Bagaimana mengukur bahwa bahasa Indonesia sudah digunakan dengan baik dan benar sesuai Pasal 2 Ayat (1)? Bagaimana mengukur bahwa bahasa Indonesia sudah digunakan sesuai dengan konteks berbahasa dan selaras dengan nilai sosial masyarakat seperti pada ayat (2)? Bagaimana mengukur bahwa bahasa Indonesia telah digunakan sesuai dengan kaidah bahasa Indonesia seperti pada ayat (3)? Bagaimana mengukur bahwa seseorang telah menggunakan bahasa Indonesia dengan baik dan benar sesuai situasi dan kondisi? Rangkaian pertanyaan inilah yang jawabannya tidak dapat ditemukan di dalam Perpres No 63/2019. Memang, pada Pasal 1 Ayat (5) dijelaskan bahwa terdapat ketentuan mengenai kaidah bahasa Indonesia telah ditata di dalam Peraturan Menteri. Peraturan yang dimaksud adalah Peraturan Menteri No 50/2015 tentang Pedoman Umum Ejaan Bahasa Indonesia.
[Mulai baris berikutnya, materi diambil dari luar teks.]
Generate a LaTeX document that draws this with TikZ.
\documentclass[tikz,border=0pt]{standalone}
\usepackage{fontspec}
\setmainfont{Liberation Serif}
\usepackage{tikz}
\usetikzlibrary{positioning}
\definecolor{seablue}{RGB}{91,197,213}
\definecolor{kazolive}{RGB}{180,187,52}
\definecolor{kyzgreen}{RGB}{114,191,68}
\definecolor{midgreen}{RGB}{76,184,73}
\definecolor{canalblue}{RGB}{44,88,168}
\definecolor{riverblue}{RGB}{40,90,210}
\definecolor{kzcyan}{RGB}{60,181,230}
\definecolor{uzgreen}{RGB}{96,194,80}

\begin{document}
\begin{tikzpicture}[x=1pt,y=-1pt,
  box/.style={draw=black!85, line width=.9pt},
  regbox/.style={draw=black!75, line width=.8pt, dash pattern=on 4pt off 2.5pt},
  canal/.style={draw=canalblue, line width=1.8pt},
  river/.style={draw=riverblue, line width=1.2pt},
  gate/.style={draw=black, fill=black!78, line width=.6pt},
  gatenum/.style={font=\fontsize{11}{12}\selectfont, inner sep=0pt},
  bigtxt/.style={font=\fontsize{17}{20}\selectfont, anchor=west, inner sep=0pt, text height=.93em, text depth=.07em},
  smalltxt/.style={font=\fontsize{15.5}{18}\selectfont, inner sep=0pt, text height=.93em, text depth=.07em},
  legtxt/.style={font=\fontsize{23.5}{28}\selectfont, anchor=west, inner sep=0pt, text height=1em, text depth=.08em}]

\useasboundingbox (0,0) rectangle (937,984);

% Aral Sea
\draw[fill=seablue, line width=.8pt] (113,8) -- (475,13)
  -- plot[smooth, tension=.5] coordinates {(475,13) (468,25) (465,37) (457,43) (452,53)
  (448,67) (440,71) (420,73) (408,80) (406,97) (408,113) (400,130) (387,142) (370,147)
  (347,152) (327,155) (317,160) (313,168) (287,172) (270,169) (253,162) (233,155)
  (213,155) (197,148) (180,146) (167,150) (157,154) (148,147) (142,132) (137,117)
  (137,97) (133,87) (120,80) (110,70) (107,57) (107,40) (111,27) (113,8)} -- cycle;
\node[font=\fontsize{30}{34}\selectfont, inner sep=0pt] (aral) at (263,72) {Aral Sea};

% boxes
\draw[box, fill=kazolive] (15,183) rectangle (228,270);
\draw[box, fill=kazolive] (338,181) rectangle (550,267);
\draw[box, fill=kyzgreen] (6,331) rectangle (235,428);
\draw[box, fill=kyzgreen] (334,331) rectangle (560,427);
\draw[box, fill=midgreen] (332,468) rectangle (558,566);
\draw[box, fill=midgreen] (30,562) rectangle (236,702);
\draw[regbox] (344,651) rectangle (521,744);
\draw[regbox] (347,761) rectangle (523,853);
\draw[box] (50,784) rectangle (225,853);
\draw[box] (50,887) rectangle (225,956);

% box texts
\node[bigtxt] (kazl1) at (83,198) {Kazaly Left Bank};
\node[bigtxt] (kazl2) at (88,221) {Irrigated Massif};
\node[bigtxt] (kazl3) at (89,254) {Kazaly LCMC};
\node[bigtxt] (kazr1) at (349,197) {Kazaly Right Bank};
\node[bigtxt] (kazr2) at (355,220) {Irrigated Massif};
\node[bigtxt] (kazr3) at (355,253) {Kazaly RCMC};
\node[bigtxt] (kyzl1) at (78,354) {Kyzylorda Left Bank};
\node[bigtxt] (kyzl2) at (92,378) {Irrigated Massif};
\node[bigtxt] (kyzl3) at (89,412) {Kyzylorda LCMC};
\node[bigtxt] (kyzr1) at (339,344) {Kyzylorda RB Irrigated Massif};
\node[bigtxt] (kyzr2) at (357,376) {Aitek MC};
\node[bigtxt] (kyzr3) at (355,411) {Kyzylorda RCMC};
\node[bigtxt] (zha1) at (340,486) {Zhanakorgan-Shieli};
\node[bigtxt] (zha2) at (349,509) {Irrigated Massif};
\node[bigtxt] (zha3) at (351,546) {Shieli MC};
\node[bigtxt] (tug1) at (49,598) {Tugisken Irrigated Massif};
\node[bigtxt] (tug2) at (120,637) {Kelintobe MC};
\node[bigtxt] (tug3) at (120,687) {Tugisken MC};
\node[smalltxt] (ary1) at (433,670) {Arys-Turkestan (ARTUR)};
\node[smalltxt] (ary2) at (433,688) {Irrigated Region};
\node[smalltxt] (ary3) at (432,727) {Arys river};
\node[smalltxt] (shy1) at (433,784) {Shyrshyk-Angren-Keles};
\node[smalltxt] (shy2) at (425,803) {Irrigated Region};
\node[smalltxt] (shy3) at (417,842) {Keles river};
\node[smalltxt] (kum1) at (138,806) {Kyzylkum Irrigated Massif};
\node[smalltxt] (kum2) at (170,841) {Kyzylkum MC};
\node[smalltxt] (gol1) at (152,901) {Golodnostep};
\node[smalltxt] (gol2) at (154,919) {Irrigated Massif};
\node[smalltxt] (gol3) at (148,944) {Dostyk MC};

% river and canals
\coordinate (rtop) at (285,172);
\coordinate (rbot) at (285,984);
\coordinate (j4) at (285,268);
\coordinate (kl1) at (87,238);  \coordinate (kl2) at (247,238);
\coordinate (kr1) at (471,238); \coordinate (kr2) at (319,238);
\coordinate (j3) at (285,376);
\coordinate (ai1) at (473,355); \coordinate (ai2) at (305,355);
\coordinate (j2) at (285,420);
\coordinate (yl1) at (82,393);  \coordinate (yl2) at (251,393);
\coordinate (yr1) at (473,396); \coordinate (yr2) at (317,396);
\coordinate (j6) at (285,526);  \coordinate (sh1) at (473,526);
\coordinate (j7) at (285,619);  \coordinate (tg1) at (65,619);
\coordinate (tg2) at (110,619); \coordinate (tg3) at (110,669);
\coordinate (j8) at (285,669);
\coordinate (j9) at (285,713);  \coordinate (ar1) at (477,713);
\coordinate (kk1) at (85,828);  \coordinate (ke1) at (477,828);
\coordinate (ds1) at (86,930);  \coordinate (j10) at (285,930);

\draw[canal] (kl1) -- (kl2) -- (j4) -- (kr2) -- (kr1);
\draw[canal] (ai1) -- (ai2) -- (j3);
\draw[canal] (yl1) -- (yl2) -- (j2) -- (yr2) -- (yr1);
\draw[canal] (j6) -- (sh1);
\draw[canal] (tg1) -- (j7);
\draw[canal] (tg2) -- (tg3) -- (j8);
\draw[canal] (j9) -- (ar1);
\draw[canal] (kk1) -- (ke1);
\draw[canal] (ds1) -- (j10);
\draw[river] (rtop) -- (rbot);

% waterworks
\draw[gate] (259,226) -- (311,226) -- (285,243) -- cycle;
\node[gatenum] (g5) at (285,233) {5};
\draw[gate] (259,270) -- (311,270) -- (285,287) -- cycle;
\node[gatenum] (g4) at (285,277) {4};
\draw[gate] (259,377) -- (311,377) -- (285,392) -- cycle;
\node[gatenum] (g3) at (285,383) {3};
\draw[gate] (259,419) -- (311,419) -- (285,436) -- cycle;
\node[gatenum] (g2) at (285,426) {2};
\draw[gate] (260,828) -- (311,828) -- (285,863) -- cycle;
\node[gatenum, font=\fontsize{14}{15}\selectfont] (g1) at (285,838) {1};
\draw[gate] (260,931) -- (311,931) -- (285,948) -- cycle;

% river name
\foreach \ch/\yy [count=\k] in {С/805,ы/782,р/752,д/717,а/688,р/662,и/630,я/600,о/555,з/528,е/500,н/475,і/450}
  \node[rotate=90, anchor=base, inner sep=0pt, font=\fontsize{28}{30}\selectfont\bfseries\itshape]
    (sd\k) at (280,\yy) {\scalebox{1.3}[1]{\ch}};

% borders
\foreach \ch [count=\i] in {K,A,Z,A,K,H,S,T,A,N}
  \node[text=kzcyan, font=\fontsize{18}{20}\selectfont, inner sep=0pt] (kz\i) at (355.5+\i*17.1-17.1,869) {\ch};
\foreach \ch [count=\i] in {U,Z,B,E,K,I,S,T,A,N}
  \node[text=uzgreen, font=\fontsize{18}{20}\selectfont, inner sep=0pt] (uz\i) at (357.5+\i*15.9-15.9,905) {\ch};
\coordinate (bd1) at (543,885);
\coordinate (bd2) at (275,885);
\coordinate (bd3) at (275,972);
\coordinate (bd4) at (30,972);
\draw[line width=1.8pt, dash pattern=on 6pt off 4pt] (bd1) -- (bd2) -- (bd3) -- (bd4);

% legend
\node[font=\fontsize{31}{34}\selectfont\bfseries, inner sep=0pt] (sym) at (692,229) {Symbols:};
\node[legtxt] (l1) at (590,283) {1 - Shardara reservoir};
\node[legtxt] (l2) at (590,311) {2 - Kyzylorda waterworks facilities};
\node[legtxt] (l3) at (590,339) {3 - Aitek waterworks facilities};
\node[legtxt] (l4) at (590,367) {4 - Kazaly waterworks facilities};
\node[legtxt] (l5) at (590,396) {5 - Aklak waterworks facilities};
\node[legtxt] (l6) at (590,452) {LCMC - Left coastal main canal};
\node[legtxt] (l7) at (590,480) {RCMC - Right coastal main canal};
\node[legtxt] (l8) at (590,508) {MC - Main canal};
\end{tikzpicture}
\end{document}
Namun, bagaimana cara menguji kemahiran bahasa seseorang belumlah dirujuk.

Bahasa kita akan terpuji jika sudah teruji. Bagaimana cara mengukurnya? Sebenarnya pemerintah sendiri melalui Badan Bahasa dan Perbukuan, Kementerian Pendidikan dan Kebudayaan Republik Indonesia, telah merancang dan melahirkan standar kemahiran berbahasa Indonesia yaitu Uji Kemahiran Berbahasa Indonesia (UKBI). Pengujian tersebut memiliki tujuh level, yaitu terbatas (skor 251-325), marginal (skor 326-404), semenjana (skor 405-481), madya (skor 482-577), unggul (skor 578-640), sangat unggul (skor 641-724), dan istimewa (skor 724-800).
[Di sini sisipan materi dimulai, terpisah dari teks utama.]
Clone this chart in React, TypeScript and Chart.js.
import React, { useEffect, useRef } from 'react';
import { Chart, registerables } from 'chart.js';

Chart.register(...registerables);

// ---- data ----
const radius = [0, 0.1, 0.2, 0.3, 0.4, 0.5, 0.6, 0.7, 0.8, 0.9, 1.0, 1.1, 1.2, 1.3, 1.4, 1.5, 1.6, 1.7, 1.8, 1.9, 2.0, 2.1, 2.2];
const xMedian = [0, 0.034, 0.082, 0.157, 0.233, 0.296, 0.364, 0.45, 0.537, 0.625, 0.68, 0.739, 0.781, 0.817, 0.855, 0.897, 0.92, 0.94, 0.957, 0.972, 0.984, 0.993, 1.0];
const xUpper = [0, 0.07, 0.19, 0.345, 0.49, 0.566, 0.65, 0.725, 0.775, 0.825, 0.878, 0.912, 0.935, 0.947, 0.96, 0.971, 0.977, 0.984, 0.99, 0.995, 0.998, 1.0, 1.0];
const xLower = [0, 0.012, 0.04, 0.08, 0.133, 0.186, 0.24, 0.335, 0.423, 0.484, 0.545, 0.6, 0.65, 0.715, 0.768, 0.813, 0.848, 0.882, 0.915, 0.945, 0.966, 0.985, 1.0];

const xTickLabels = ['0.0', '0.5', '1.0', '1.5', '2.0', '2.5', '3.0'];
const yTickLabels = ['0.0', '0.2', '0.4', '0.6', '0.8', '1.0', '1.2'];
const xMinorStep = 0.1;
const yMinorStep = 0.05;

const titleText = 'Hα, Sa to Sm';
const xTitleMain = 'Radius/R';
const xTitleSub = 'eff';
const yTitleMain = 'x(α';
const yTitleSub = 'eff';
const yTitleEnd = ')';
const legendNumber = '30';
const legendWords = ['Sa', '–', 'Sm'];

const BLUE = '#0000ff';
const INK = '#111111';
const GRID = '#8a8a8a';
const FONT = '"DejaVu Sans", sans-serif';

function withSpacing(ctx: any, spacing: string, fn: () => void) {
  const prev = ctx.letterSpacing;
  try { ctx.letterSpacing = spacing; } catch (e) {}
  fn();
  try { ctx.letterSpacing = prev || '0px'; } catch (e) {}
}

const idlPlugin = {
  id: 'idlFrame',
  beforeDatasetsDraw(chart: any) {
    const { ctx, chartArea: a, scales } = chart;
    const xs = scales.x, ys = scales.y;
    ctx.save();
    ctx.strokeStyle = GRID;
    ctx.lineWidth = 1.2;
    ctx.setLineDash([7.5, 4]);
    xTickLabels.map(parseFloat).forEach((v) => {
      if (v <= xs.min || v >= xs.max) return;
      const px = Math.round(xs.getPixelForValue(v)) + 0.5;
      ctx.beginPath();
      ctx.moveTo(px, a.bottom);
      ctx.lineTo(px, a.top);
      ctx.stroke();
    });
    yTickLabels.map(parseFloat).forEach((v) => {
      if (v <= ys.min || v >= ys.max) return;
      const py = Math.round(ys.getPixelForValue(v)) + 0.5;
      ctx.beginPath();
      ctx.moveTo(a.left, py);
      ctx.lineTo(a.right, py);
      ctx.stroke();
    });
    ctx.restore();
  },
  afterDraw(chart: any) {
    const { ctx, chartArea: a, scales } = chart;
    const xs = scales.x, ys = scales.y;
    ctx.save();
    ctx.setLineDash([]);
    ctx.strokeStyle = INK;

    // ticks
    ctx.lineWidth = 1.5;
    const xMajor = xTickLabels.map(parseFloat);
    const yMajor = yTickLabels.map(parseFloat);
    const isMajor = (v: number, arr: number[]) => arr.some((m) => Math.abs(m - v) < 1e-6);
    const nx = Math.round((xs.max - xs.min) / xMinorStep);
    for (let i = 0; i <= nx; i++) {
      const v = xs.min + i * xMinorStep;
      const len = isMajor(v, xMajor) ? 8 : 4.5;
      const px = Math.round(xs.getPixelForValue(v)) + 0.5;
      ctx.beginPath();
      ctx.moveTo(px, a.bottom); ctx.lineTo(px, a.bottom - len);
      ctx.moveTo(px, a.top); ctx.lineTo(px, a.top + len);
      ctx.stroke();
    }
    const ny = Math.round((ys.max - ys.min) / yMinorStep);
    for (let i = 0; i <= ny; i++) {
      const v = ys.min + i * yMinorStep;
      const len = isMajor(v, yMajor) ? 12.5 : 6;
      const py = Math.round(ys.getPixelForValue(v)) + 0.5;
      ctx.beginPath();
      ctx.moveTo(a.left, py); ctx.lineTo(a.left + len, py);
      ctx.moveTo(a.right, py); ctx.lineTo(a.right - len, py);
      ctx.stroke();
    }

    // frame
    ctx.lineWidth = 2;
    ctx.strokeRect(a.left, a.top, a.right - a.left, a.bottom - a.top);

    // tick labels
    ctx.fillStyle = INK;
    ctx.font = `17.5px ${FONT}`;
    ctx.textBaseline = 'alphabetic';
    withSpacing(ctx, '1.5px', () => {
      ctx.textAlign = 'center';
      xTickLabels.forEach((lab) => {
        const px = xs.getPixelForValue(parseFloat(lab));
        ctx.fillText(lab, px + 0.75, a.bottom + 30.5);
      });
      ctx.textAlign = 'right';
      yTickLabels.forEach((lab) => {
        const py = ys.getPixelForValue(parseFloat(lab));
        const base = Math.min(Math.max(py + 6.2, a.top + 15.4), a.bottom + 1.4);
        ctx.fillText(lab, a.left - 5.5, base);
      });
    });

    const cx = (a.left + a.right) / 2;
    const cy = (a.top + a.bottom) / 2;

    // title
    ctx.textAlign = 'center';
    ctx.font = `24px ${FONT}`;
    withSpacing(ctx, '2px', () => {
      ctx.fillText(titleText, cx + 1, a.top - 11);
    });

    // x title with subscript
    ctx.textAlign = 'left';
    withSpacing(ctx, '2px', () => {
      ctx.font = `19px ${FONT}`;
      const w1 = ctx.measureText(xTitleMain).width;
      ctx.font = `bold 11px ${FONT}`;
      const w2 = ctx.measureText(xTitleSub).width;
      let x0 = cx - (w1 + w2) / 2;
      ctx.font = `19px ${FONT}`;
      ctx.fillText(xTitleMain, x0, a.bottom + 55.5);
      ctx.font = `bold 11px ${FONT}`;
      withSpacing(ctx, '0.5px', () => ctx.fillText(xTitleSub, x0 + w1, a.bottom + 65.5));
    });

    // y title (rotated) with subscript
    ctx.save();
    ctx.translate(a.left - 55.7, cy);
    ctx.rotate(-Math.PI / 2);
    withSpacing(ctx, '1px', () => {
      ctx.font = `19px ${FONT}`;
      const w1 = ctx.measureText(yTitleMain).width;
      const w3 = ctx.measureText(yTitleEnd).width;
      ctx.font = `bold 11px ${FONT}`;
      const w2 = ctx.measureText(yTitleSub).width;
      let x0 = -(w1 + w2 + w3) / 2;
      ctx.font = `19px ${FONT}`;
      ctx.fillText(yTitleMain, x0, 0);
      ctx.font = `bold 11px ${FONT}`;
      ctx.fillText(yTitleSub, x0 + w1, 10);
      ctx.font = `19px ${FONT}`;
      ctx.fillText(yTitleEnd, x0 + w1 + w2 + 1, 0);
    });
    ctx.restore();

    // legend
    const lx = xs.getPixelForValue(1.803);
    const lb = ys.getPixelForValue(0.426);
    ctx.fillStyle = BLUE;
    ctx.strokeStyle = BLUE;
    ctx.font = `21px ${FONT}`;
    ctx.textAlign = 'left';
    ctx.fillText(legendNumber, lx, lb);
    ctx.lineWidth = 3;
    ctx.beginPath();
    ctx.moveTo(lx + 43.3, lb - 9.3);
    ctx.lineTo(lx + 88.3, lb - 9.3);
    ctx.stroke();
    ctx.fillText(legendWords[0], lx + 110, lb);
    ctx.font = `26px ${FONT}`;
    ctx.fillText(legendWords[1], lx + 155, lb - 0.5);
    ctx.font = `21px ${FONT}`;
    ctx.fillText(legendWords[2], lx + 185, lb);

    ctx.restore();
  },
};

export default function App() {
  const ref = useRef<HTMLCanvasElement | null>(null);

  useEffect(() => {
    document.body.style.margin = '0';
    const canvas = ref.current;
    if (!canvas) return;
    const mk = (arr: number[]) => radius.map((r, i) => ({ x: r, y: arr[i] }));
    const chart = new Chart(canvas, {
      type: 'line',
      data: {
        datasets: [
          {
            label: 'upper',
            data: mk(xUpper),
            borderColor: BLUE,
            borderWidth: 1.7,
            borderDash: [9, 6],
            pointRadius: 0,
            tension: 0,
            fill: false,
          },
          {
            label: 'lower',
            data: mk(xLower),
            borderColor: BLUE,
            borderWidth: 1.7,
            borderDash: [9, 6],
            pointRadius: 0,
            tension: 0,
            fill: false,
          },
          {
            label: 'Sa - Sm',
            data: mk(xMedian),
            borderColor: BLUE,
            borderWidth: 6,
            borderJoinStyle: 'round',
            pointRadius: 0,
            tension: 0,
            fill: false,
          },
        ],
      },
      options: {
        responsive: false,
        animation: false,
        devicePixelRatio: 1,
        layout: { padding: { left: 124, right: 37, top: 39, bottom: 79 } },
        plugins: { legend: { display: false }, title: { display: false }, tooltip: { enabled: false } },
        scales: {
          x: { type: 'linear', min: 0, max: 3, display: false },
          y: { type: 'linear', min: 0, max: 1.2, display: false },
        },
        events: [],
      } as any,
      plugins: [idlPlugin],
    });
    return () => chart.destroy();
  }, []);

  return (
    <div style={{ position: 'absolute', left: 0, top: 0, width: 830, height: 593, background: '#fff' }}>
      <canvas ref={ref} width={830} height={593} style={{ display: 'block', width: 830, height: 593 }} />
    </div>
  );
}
Dalam peraturan tersebut juga dijelaskan bahwa terdapat standar kemahiran berbahasa Indonesia bagi sepuluh jabatan di Indonesia, yakni TNI/POLRI, pimpinan/manajer, profesional, teknisi, tata usaha, jasa, pekerja terampil, pekerja olah, operator, dan pekerja kasar. Sebagai contoh standar kemahiran berbahasa bagi TNI/ Polri adalah madya dan unggul, pimpinan lembaga/instansi adalah sangat unggul, manajer madya, profesional seperti guru bahasa Indonesia unggul, guru nonbahasa Indonesia madya, dosen unggul, guru besar sangat unggul, hakim unggul, pengacara unggul, anggota DPR/DPD/DPRD madya, dan seterusnya. Pertanyaannya, apakah mereka sudah melakukan uji kemahiran berbahasa Indonesia? Di level apakah kemahiran berbahasa Indonesia mereka? Ini merupakan agenda besar bagi pemerintah.
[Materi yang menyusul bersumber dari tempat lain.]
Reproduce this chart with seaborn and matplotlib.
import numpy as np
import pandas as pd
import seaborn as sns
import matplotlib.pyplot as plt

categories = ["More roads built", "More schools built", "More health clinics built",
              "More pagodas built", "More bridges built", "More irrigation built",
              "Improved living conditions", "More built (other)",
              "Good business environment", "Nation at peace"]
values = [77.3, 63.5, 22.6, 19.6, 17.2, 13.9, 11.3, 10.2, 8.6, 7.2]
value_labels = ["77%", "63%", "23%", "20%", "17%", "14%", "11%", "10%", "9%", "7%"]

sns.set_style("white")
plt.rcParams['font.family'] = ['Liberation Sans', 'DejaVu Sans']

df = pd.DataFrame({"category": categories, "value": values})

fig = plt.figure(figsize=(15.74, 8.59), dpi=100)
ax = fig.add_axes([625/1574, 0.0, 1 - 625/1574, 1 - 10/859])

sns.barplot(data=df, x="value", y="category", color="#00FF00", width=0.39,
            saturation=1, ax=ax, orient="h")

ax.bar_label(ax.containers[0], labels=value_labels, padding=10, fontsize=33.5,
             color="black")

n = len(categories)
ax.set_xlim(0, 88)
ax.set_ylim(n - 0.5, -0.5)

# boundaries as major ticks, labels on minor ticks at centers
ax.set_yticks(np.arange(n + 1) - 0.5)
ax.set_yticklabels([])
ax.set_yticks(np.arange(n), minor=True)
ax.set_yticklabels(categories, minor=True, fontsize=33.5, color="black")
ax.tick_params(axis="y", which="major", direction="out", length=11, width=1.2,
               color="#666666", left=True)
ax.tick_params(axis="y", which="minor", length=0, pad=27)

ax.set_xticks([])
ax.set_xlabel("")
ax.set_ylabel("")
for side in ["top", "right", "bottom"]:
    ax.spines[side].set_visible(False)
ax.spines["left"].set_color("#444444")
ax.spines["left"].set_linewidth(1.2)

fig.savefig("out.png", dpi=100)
Beberapa cara yang bisa menjadi solusi atas masalah kemahiran berbahasa Indonesia, pertama, adanya keteladanan, sesuatu yang dapat atau patut dicontoh dan menjadi teladan bagi orang lain. Seorang pemimpin yang baik tentu akan menerapkan ilmu pengetahuan apa pun, termasuk kemahiran berbahasa Indonesia kepada bawahannya. Bagaimana mungkin seorang pemimpin mengajak atau mewajibkan menggunakan bahasa Indonesia yang baik dan benar, jika dirinya sendiri bukan merupakan contoh yang baik.

Kedua, saat pemerintah merancang kurikulum Bahasa Indonesia yang akhirnya melahirkan silabus dan diwujudkan melalui tujuan pembelajaran dalam materi ajar seharusnya disesuaikan dengan peta masalah UKBI. Pemerintah atau sekolah harus menyesuaikan materi ajar dan evaluasi pada tingkat pendidikan SD hingga pascasarjana dengan pelevelan kemahiran berbahasa Indonesia dan alat evaluasi UKBI. Berdasarkan Permendikbud No 70/2016 standar kemahiran berbahasa bagi pelajar sekolah dasar (marginal), sekolah menengah pertama (semenjana), sekolah menengah atas madya, perguruan tinggi (unggul), dan akan meningkat seiring tingkat pendidikan hingga pascasarjana pada level sangat unggul.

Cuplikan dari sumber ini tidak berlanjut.